13 aprile 2013

“New Novel by Haruki Murakami Released in Japan” by Nicola D'Ugo













OK. I'm reading Norwegian Wood, the novel that launched Murakami in Japan in 1987. He wrote it mostly in Rome, in the year in which I, a Roman, attended a college in NJ, reading Dylan Thomas, Eugenio Montale, W. H. Auden, John Updike, and E. E. Cummings mostly. There was no Nobel Prize in Literature from Japan at the time, and for a young writer from Europe that undoubtedly mattered. I didn't know, like many of us, that a Japanese novelist with that name even existed. I got to know his work recently, a couple of years back, and had to stick his first name in front of his last (unlike the Japanese practice, which is the other way round), since I already knew the works of two more Murakamis, the novelist and film director Ryū and the visual artist Takashi. I also knew of a porn star with that name, Risa, but I didn't know much about Haruki, except by hearsay, and, as I said, superficially and recently. My brother had read one of his novels, Dance Dance Dance, we talked about it, and I finally decided to read another: 1Q84. Haruki is the most popular Murakami abroad today, although the other two are certainly very important figures in international culture.

Yesterday Haruki Murakami's thirteenth novel was released in Japan. He is a cult figure there too, not one of those prophets who are honoured everywhere except in their home country. The youth audience loves him there, but here in Italy he is read more by adults. His success is based on an appeal to one age groups in Japan and another in the West.
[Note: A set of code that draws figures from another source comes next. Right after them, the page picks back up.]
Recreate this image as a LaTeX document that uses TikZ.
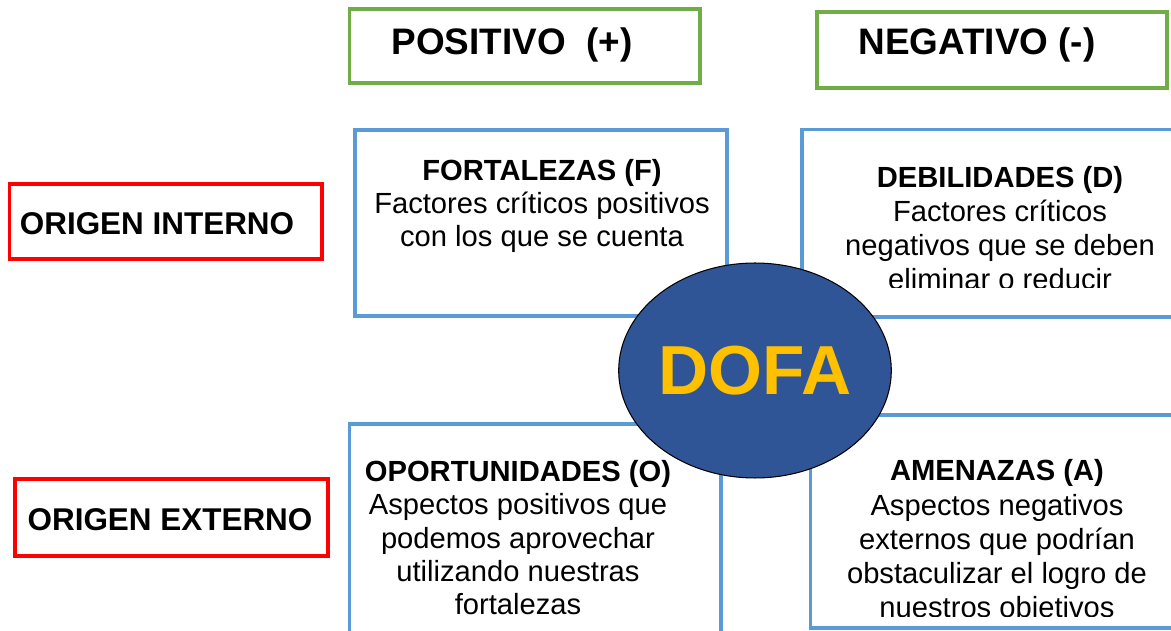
\documentclass[tikz,border=0pt]{standalone}
\usepackage{fontspec}
\setmainfont{Liberation Sans}
\usetikzlibrary{shapes.geometric}
\definecolor{boxgreen}{HTML}{70AD47}
\definecolor{boxblue}{HTML}{5B9BD5}
\definecolor{boxred}{HTML}{FF0000}
\definecolor{dofablue}{HTML}{2F5597}
\definecolor{dofagold}{HTML}{FFC000}

\begin{document}
\begin{tikzpicture}[x=0.02cm,y=-0.02cm,
  greenbox/.style={draw=boxgreen, line width=2.1pt},
  bluebox/.style={draw=boxblue, line width=2.1pt},
  redbox/.style={draw=boxred, line width=2.1pt},
  headtext/.style={anchor=base, font=\fontsize{21}{25}\selectfont\bfseries},
  origtext/.style={anchor=base, font=\fontsize{17.9}{21}\selectfont\bfseries},
  celltext/.style={anchor=base, align=center, inner sep=0pt, font=\fontsize{16.6}{19}\selectfont},
  widecell/.style={celltext, font=\fontsize{16.6}{19.5}\selectfont}]
\useasboundingbox (0,0) rectangle (1171,631);
% draws header boxes
\draw[greenbox] (349.5,9) rectangle (700,83);
\draw[greenbox] (817,12) rectangle (1167,88);
\draw[redbox] (9.5,184) rectangle (322,259);
\draw[redbox] (14.7,479) rectangle (328,556);
% labels header boxes
\node[headtext] (positivo) at (512,55) {POSITIVO~~(+)};
\node[headtext] (negativo) at (977,55) {NEGATIVO (-)};
\node[origtext] (interno) at (157,235) {ORIGEN INTERNO};
\node[origtext] (externo) at (170,531) {ORIGEN EXTERNO};
% draws quadrant boxes
\draw[bluebox] (355,130) rectangle (727,316);
\draw[bluebox] (802,129.5) rectangle (1185,317);
\draw[bluebox] (349.5,424) rectangle (721,645);
\draw[bluebox] (810.5,414.7) rectangle (1185,628);
% labels quadrant boxes (anchored at the last line)
\node[celltext] (fortalezas) at (542,247) {\textbf{FORTALEZAS (F)}\\Factores críticos positivos\\con los que se cuenta};
\begin{scope}
\clip (802,129.5) rectangle (1171,288);
\node[widecell] (debilidades) at (1000,290) {\textbf{DEBILIDADES (D)}\\Factores críticos\\negativos que se deben\\eliminar o reducir};
\end{scope}
\node[celltext] (oportunidades) at (518,615) {\textbf{OPORTUNIDADES (O)}\\Aspectos positivos que\\podemos aprovechar\\utilizando nuestras\\fortalezas};
\begin{scope}
\clip (810.5,414.7) rectangle (1171,617);
\node[widecell] (amenazas) at (997,618) {\textbf{AMENAZAS (A)}\\Aspectos negativos\\externos que podrían\\obstaculizar el logro de\\nuestros objetivos};
\end{scope}
% draws centre
\node[ellipse, draw=black, line width=0.6pt, fill=dofablue, inner sep=0pt, minimum width=5.44cm, minimum height=4.3cm,
  text=dofagold, font=\fontsize{39.5}{41}\selectfont\bfseries] (dofa) at (755,370.5) {DOFA};
\end{tikzpicture}
\end{document}
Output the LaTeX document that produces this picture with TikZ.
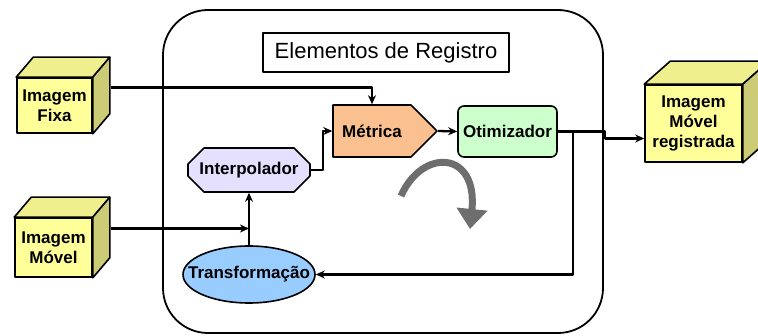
\documentclass[tikz,border=0pt]{standalone}
\usepackage{fontspec}
\setmainfont{Liberation Sans}
\usetikzlibrary{shapes.geometric,shapes.misc,shapes.symbols,arrows.meta}
\definecolor{cubefront}{HTML}{FFFF99}
\definecolor{cubetop}{HTML}{EFEF8E}
\definecolor{cubeside}{HTML}{CCCC77}
\definecolor{metricafill}{HTML}{FAC090}
\definecolor{interpfill}{HTML}{E6E0FF}
\definecolor{otimfill}{HTML}{CCFFCC}
\definecolor{transffill}{HTML}{99CCFF}
\definecolor{arrowgray}{HTML}{6E6E6E}
\begin{document}
\begin{tikzpicture}[x=1pt,y=-1pt,>={Stealth[length=9pt,width=8pt]},line width=1.6pt,line join=round,
  font=\fontsize{17}{20}\selectfont\bfseries,
  cube/.style={draw,fill=cubefront,align=center,inner sep=0pt},
  blk/.style={draw,inner sep=0pt,minimum height=51pt},
  conn/.style={->,line width=2.3pt}]
\useasboundingbox (0,0) rectangle (758,336);
% register box
\node[draw,rounded corners=45pt,minimum width=440pt,minimum height=323pt,line width=1.8pt] (elem) at (383,171.5) {};
\node[draw,minimum width=246pt,minimum height=39pt,inner sep=0pt,font=\fontsize{22}{24}\selectfont] (titulo) at (386,52.5) {Elementos de Registro};
% images
\node[cube,minimum width=75pt,minimum height=55pt] (fixa) at (54.5,105.5) {Imagem\\Fixa};
\node[cube,minimum width=77pt,minimum height=59pt] (movel) at (53.5,247.5) {Imagem\\Móvel};
\node[cube,minimum width=97pt,minimum height=77pt] (reg) at (693.5,123.5) {Imagem\\Móvel\\registrada};
\foreach \n/\dx/\dy in {fixa/17/20,movel/17/20,reg/26/23}{
  \draw[fill=cubetop] (\n.north west) -- ++(\dx,-\dy) -- ([shift={(\dx,-\dy)}]\n.north east) -- (\n.north east) -- cycle;
  \draw[fill=cubeside] (\n.north east) -- ++(\dx,-\dy) -- ([shift={(\dx,-\dy)}]\n.south east) -- (\n.south east) -- cycle;
}
% elements
\node[blk,signal,signal to=east,signal pointer angle=90,fill=metricafill,minimum width=104pt,minimum height=52pt] (metrica) at (372,131) {Métrica};
\node[blk,rounded corners=6pt,fill=otimfill,minimum width=99pt] (otim) at (507.5,131.5) {Otimizador};
\node[blk,chamfered rectangle,chamfered rectangle xsep=8pt,chamfered rectangle ysep=8pt,fill=interpfill,minimum width=122pt,minimum height=44pt] (interp) at (249,170) {Interpolador};
\node[draw,ellipse,inner sep=0pt,fill=transffill,minimum width=132pt,minimum height=57pt] (transf) at (249,274.5) {\makebox[0pt]{Transformação}};
% connectors
\draw[conn] ([shift={(18,-18)}]fixa.east) -| (metrica.north);
\draw[conn] (interp.east) -- ++(12,0) |- (metrica.west);
\draw[conn] (metrica.east) -- (otim.west);
\draw[conn] (otim.east) -- ++(15,0) |- (transf.east);
\draw[conn] (otim.east) -- ++(47,0) |- ([yshift=-15]reg.west);
\path ([shift={(18,-19)}]movel.east) coordinate (mv);
\draw[conn] (mv) -- (mv -| transf.north);
\draw[conn] (transf.north) -- (interp.south);
% loop arrow
\draw[line width=7pt,draw=arrowgray,-{Triangle[width=30pt,length=20pt]}] (401,196) .. controls (422,148) and (478,150) .. (470,229);
\end{tikzpicture}
\end{document}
Not every novel by the same novelist meets our expectations. I'm finding Norwegian Wood a bore so far—it's very well written, with a lot of realistic details and Murakami's dependable ability to represent self-consciousness but it doesn’t have the electric charge I found in 1Q84 (his last novel), Kafka on the Shore, and The Wind-Up Bird Chronicle (even the less ambitious Sputnik Sweetheart has more excitement than the first 160 pages of Norwegian Wood I have read). I'm reading all of his novels, since Murakami is a unique master of storytelling, an author who can guarantee a future for the novel after so many decades in which many of us, myself included, expected the genre to come to an end.